• YOUR OBJECTIVE:
Quote word for word the lines below, beginning with the first and ending with the one that has "[8, 32.29], [12, 32.26], [17.5, 32.22]];". Drop the pictures.

• RECORDED DATA:

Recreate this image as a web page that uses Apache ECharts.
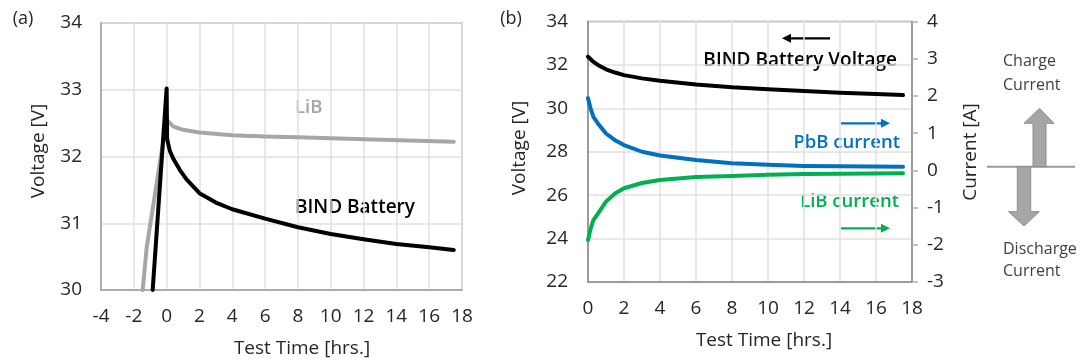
<!DOCTYPE html>
<html>
<head>
<meta charset="utf-8">
<script src="https://cdn.jsdelivr.net/npm/echarts@6/dist/echarts.min.js"></script>
<style>
  html, body { margin: 0; padding: 0; background: #fff; }
  #chart { width: 1083px; height: 364px; }
</style>
</head>
<body>
<div id="chart"></div>
<script>
// ---- Panel (a): voltage during charge and the following rest ----
// [time in hrs, voltage in V]
const bindRiseA = [[-0.85, 30], [0, 33.02], [0.03, 32.26]];
const bindRestA = [[0.03, 32.26], [0.2, 32.08], [0.4, 31.97], [0.8, 31.8], [1.2, 31.66], [2, 31.45],
                   [3, 31.31], [4, 31.21], [6, 31.07], [8, 30.94], [10, 30.84],
                   [12, 30.76], [14, 30.69], [16, 30.64], [17.5, 30.6]];
const libRiseA = [[-1.46, 30], [-1.21, 30.65], [0, 32.55]];
const libRestA = [[0, 32.55], [0.4, 32.45], [1, 32.4], [2, 32.36], [4, 32.32], [6, 32.3],
                  [8, 32.29], [12, 32.26], [17.5, 32.22]];

// ---- Panel (b): pack voltage and branch currents during rest ----
const bindVoltB = [[0, 32.38], [0.25, 32.18], [0.55, 32.0], [1, 31.8], [1.5, 31.65], [2, 31.53], [3, 31.38], [4, 31.27],
                   [6, 31.1], [8, 30.97], [10, 30.88], [12, 30.8], [14, 30.72], [16, 30.66], [17.5, 30.61]];
// [time in hrs, current in A]
const pbbCurrent = [[0, 1.94], [0.15, 1.65], [0.3, 1.44], [0.55, 1.26], [1, 0.99], [1.5, 0.81], [2, 0.68], [3, 0.5],
                    [4, 0.4], [6, 0.28], [8, 0.19], [10, 0.15], [12, 0.12], [14, 0.11], [17.5, 0.1]];
const libCurrent = [[0, -1.87], [0.15, -1.56], [0.3, -1.34], [0.55, -1.16], [1, -0.84], [1.5, -0.62], [2, -0.48], [3, -0.34],
                    [4, -0.26], [6, -0.18], [8, -0.15], [10, -0.12], [12, -0.1], [14, -0.09], [17.5, -0.08]];

// ---- Axis ranges ----
const timeAxisA = { min: -4, max: 18, interval: 2 };
const voltAxisA = { min: 30, max: 34, interval: 1 };
const timeAxisB = { min: 0, max: 18, interval: 2 };
const voltAxisB = { min: 22, max: 34, interval: 2 };
const currAxisB = { min: -3, max: 4, interval: 1 };

const FONT = 'Open Sans';
const TXT = '#262626';
const GRID_LINE = '#e0e0e0';
const C_BLACK = '#000000';
const C_GRAY = '#a6a6a6';
const C_BLUE = '#0070c0';
const C_GREEN = '#00b050';

const chart = echarts.init(document.getElementById('chart'), null, { renderer: 'canvas' });

function valueAxis(range, gridIndex, frameColor, extra) {
  return Object.assign({
    type: 'value',
    gridIndex: gridIndex,
    min: range.min, max: range.max, interval: range.interval,
    axisLine: { show: true, onZero: false, lineStyle: { color: frameColor, width: 1.5 } },
    axisTick: { show: false },
    splitLine: { show: true, lineStyle: { color: GRID_LINE, width: 1.5 } },
    axisLabel: { color: TXT, fontFamily: FONT, fontSize: 19, margin: 18 }
  }, extra || {});
}

function line(data, color, xi, yi) {
  return {
    type: 'line', data: data, xAxisIndex: xi, yAxisIndex: yi,
    showSymbol: false, smooth: false,
    lineStyle: { color: color, width: 4, cap: 'round', join: 'round' },
    animation: false, silent: true
  };
}

function text(str, x, y, opts) {
  return {
    type: 'text', x: x, y: y, rotation: (opts && opts.rotation) || 0,
    style: Object.assign({
      text: str, fill: TXT, font: '19px "' + FONT + '"',
      align: 'center', verticalAlign: 'middle'
    }, (opts && opts.style) || {})
  };
}

function hArrow(x1, x2, y, color) {
  // shaft from x1 to x2, head at x2
  const dir = x2 > x1 ? 1 : -1;
  const head = 9, half = 4.5;
  return {
    type: 'group',
    children: [
      { type: 'line', shape: { x1: x1, y1: y, x2: x2 - dir * (head - 2), y2: y },
        style: { stroke: color, lineWidth: 2.2 } },
      { type: 'polygon', shape: { points: [[x2, y], [x2 - dir * head, y - half], [x2 - dir * head, y + half]] },
        style: { fill: color } }
    ]
  };
}

const boldFont = (size) => '600 ' + size + 'px "' + FONT + '"';

const option = {
  backgroundColor: '#ffffff',
  animation: false,
  grid: [
    { left: 101, top: 23, width: 361, height: 267, show: true, borderColor: '#a0a0a0', borderWidth: 1.5 },
    { left: 588, top: 21.5, width: 324, height: 260.5, show: true, borderColor: '#8a8a8a', borderWidth: 1.5 }
  ],
  xAxis: [
    valueAxis(timeAxisA, 0, '#a0a0a0', { axisLabel: { color: TXT, fontFamily: FONT, fontSize: 19, margin: 17 } }),
    valueAxis(timeAxisB, 1, '#8a8a8a', { axisLabel: { color: TXT, fontFamily: FONT, fontSize: 19, margin: 17 } })
  ],
  yAxis: [
    valueAxis(voltAxisA, 0, '#a0a0a0', { axisLabel: { color: TXT, fontFamily: FONT, fontSize: 19, margin: 19 } }),
    valueAxis(voltAxisB, 1, '#8a8a8a', { axisLabel: { color: TXT, fontFamily: FONT, fontSize: 19, margin: 20 } }),
    valueAxis(currAxisB, 1, '#8a8a8a', {
      position: 'right',
      splitLine: { show: false },
      axisTick: { show: true, length: 6, lineStyle: { color: '#b0b0b0', width: 1.5 } },
      axisLabel: { color: TXT, fontFamily: FONT, fontSize: 19, margin: 15 }
    })
  ],
  series: [
    line(libRiseA, C_GRAY, 0, 0),
    line(libRestA, C_GRAY, 0, 0),
    line(bindRiseA, C_BLACK, 0, 0),
    line(bindRestA, C_BLACK, 0, 0),
    line(bindVoltB, C_BLACK, 1, 1),
    line(pbbCurrent, C_BLUE, 1, 2),
    line(libCurrent, C_GREEN, 1, 2)
  ],
  graphic: [
    // panel tags
    text('(a)', 23, 19, { style: { font: '18px "' + FONT + '"' } }),
    text('(b)', 511, 19, { style: { font: '18px "' + FONT + '"' } }),
    // axis titles
    text('Voltage [V]', 39, 151, { rotation: Math.PI / 2 }),
    text('Test Time [hrs.]', 302, 349),
    text('Voltage [V]', 520, 148, { rotation: Math.PI / 2 }),
    text('Current [A]', 971, 152, { rotation: Math.PI / 2 }),
    text('Test Time [hrs.]', 764, 341),
    // series annotations, panel (a)
    text('LiB', 295, 108, { style: { align: 'left', fill: C_GRAY, font: boldFont(18.5) } }),
    text('BIND Battery', 295, 208, { style: { align: 'left', fill: '#000', font: boldFont(19) } }),
    // series annotations, panel (b)
    text('BIND Battery Voltage', 897, 61, { style: { align: 'right', fill: '#000', font: boldFont(19) } }),
    hArrow(830, 782, 38.3, '#000'),
    text('PbB current', 900, 143, { style: { align: 'right', fill: C_BLUE, font: boldFont(18.5) } }),
    hArrow(841, 890, 123.3, C_BLUE),
    text('LiB current', 899, 201.5, { style: { align: 'right', fill: C_GREEN, font: boldFont(18.5) } }),
    hArrow(841, 890, 228.3, C_GREEN),
    // current sign legend
    { type: 'line', shape: { x1: 987, y1: 166.7, x2: 1075, y2: 166.7 }, style: { stroke: '#9a9a9a', lineWidth: 2 } },
    { type: 'polygon',
      shape: { points: [[1033, 166.7], [1033, 123.3], [1024, 123.3], [1039.5, 108.3], [1054, 123.3], [1046, 123.3], [1046, 166.7]] },
      style: { fill: '#a6a6a6', stroke: '#8c8c8c', lineWidth: 1 } },
    { type: 'polygon',
      shape: { points: [[1017.3, 166.7], [1017.3, 211.7], [1008.5, 211.7], [1024, 226], [1039.3, 211.7], [1030.7, 211.7], [1030.7, 166.7]] },
      style: { fill: '#a6a6a6', stroke: '#8c8c8c', lineWidth: 1 } },
    text('Charge', 1003, 61.5, { style: { align: 'left', fill: '#404040', font: '16px "' + FONT + '"' } }),
    text('Current', 1003, 85.5, { style: { align: 'left', fill: '#404040', font: '16px "' + FONT + '"' } }),
    text('Discharge', 1003, 249, { style: { align: 'left', fill: '#404040', font: '16px "' + FONT + '"' } }),
    text('Current', 1003, 271.5, { style: { align: 'left', fill: '#404040', font: '16px "' + FONT + '"' } })
  ]
};

chart.setOption(option);
</script>
</body>
</html>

• CORRECT OUTPUT:
Recreate this image as a web page that uses Apache ECharts.
<!DOCTYPE html>
<html>
<head>
<meta charset="utf-8">
<script src="https://cdn.jsdelivr.net/npm/echarts@6/dist/echarts.min.js"></script>
<style>
  html, body { margin: 0; padding: 0; background: #fff; }
  #chart { width: 1083px; height: 364px; }
</style>
</head>
<body>
<div id="chart"></div>
<script>
// ---- Panel (a): voltage during charge and the following rest ----
// [time in hrs, voltage in V]
const bindRiseA = [[-0.85, 30], [0, 33.02], [0.03, 32.26]];
const bindRestA = [[0.03, 32.26], [0.2, 32.08], [0.4, 31.97], [0.8, 31.8], [1.2, 31.66], [2, 31.45],
                   [3, 31.31], [4, 31.21], [6, 31.07], [8, 30.94], [10, 30.84],
                   [12, 30.76], [14, 30.69], [16, 30.64], [17.5, 30.6]];
const libRiseA = [[-1.46, 30], [-1.21, 30.65], [0, 32.55]];
const libRestA = [[0, 32.55], [0.4, 32.45], [1, 32.4], [2, 32.36], [4, 32.32], [6, 32.3],
                  [8, 32.29], [12, 32.26], [17.5, 32.22]];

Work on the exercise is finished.